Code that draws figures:
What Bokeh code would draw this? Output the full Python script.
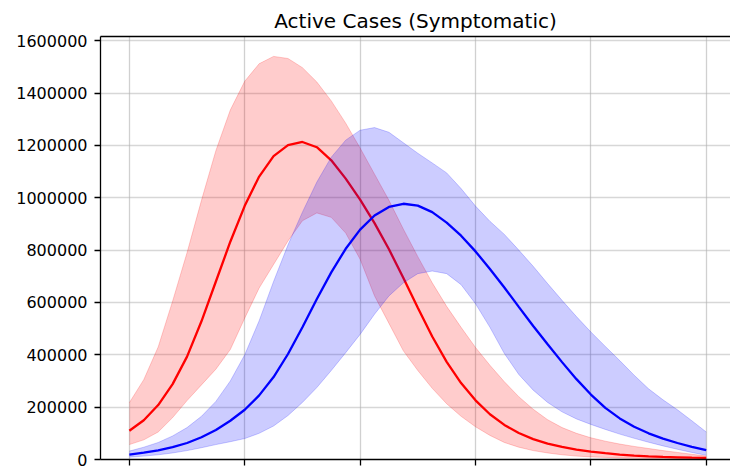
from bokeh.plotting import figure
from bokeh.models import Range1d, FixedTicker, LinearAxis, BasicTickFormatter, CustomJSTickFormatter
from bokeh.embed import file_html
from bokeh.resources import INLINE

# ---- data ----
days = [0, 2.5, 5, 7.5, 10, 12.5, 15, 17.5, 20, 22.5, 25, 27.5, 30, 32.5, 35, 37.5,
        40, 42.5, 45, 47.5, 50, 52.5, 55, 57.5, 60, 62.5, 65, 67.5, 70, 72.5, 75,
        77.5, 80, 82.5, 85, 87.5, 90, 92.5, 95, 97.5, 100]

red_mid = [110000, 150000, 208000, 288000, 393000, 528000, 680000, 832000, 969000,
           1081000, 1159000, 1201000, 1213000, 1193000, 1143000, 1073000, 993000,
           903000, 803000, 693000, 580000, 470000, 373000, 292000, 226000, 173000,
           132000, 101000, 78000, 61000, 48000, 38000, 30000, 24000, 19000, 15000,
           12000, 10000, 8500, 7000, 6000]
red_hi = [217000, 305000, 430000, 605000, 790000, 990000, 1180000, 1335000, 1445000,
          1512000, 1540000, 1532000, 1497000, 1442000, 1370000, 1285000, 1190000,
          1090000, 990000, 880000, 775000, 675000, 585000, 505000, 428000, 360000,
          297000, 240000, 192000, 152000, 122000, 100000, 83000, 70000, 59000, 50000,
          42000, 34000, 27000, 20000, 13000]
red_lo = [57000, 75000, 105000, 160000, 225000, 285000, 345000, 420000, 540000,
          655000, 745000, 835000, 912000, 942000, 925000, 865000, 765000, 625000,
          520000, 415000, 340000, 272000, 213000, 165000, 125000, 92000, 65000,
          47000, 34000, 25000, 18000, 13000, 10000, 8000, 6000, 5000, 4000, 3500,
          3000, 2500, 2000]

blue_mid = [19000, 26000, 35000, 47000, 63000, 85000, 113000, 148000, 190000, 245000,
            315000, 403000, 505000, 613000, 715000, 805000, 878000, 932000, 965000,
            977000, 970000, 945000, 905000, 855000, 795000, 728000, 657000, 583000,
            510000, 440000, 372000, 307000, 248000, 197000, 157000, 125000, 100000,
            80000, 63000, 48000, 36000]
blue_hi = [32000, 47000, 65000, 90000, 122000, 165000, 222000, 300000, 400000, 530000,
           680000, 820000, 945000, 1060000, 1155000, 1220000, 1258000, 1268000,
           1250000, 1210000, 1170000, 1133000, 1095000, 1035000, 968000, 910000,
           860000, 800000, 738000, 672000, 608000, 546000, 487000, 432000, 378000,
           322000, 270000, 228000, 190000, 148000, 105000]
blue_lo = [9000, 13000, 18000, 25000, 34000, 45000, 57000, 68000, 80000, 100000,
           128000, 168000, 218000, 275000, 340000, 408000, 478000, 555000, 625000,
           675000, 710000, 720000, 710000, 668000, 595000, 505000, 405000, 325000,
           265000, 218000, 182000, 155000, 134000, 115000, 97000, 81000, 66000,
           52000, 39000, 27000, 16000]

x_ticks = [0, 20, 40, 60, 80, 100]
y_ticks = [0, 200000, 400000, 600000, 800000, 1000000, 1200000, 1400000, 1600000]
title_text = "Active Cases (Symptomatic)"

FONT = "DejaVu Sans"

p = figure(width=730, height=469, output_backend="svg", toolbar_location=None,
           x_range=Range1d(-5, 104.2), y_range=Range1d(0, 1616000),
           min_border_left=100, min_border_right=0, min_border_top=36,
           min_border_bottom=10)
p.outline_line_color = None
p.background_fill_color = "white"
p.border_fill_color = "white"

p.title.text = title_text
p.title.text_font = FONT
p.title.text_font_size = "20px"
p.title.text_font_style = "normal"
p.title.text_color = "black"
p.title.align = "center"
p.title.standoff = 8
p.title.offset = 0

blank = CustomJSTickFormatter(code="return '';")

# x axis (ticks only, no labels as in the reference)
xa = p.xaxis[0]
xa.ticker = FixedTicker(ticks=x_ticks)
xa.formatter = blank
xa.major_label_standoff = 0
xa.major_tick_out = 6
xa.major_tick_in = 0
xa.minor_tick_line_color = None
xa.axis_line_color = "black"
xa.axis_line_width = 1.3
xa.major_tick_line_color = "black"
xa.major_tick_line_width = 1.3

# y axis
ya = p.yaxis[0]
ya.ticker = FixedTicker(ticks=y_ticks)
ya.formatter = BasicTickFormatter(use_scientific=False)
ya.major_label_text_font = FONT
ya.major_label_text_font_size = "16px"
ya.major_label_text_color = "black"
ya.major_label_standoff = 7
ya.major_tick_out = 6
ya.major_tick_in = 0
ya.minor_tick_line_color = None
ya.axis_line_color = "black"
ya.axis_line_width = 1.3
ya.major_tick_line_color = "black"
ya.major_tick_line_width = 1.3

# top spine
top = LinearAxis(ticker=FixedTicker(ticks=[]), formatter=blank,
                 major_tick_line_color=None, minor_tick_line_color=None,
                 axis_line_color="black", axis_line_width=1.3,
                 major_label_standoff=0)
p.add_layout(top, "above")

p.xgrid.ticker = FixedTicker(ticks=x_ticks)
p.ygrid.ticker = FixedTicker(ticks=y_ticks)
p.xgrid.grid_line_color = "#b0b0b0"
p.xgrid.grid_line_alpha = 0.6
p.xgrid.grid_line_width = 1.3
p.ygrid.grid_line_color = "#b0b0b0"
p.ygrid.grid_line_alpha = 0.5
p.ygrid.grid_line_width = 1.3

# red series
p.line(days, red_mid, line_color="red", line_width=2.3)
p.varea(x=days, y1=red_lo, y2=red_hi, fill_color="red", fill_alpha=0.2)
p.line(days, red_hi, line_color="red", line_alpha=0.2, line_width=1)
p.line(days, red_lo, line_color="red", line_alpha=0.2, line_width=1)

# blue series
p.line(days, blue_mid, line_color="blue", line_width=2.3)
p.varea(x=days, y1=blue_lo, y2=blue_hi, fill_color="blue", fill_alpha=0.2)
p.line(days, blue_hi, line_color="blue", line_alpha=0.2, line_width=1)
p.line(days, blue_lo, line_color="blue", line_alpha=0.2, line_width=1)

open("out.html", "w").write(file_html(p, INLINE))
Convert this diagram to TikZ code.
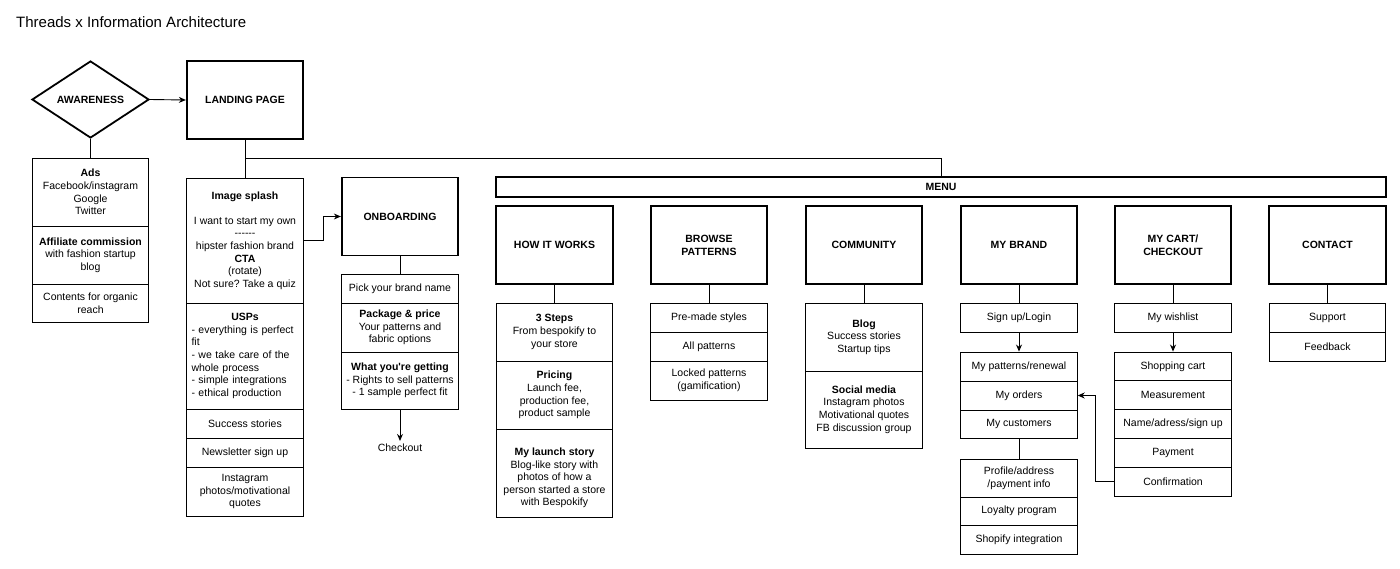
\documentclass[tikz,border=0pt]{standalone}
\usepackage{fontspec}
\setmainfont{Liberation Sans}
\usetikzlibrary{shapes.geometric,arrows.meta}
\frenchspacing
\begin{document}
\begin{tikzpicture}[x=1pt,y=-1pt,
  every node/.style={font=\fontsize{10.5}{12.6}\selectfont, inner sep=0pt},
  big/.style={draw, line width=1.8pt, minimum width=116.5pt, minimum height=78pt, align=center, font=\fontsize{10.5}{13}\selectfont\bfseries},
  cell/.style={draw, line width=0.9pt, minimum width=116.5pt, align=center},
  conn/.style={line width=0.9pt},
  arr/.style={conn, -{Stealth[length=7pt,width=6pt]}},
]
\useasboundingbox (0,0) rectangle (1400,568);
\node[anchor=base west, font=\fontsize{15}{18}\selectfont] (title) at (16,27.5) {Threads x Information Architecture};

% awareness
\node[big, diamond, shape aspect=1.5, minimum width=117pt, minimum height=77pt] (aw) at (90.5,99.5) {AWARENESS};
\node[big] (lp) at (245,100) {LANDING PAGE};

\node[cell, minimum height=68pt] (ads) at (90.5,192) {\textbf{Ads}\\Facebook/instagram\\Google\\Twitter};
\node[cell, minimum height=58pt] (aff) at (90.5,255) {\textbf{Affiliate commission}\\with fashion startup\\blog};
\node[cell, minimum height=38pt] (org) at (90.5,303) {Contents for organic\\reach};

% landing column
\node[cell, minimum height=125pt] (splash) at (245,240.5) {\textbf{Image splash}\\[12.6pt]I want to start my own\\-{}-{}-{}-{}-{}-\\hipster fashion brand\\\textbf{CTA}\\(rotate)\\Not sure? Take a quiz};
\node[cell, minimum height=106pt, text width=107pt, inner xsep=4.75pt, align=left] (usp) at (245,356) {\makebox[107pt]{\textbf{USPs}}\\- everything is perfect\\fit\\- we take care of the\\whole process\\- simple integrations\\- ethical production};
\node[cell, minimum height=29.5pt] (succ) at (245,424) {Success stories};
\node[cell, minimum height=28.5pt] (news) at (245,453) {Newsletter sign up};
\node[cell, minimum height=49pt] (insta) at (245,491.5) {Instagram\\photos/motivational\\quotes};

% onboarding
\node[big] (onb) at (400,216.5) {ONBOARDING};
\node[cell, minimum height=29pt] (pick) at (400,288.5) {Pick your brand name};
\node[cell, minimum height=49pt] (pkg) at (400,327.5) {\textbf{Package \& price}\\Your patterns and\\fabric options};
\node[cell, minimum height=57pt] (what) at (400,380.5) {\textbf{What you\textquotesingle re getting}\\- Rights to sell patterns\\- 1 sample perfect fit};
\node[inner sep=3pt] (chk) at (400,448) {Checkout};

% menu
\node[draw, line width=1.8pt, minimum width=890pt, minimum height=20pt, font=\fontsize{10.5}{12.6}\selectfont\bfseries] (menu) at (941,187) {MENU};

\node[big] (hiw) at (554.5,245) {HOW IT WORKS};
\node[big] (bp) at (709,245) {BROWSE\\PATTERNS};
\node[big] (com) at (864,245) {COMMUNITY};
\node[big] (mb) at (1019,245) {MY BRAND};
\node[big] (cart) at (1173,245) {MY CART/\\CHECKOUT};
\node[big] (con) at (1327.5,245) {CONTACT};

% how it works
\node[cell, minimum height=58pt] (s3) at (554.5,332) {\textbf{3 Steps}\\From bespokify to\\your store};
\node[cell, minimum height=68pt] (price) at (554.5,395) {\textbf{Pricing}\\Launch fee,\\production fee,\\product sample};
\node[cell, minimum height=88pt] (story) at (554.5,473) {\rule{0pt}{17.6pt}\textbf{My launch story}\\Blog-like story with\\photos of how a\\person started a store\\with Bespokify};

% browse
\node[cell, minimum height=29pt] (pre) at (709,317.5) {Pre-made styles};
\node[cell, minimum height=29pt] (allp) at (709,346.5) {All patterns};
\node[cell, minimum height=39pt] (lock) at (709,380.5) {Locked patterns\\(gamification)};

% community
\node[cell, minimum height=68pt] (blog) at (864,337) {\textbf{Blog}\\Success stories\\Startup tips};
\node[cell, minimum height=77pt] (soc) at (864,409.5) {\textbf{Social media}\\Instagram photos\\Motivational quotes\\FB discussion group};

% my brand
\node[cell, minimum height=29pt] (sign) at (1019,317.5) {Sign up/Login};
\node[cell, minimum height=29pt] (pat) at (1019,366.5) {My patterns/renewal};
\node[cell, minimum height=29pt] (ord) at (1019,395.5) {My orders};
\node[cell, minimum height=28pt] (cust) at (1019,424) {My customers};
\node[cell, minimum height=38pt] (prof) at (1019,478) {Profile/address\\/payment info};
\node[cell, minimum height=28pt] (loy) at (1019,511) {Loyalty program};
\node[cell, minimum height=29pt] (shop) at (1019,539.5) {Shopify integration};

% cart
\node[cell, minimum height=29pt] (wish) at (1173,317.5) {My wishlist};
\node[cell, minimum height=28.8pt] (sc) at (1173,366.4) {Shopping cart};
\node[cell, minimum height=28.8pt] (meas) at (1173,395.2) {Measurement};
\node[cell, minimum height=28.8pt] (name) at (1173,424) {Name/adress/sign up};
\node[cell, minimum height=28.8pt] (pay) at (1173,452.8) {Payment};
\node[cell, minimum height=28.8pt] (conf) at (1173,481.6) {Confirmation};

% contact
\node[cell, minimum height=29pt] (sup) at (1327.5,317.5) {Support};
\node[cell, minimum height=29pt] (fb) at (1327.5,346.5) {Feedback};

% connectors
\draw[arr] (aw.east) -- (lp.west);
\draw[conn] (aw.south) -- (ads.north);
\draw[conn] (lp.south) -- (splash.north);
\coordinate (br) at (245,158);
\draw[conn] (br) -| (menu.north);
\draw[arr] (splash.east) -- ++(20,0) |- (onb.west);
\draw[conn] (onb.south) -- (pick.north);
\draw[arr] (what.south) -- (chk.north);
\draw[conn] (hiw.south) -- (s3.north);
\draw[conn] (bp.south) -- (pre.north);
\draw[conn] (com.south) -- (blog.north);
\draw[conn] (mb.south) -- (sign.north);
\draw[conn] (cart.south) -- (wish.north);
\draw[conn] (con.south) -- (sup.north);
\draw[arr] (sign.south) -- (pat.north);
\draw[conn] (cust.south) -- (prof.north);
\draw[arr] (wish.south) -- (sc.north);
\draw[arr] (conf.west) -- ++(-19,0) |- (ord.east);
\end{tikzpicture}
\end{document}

YOUR OBJECTIVE: Copy every line above that holds the word "this".

THE REPLY:
What Bokeh code would draw this? Output the full Python script.
Convert this diagram to TikZ code.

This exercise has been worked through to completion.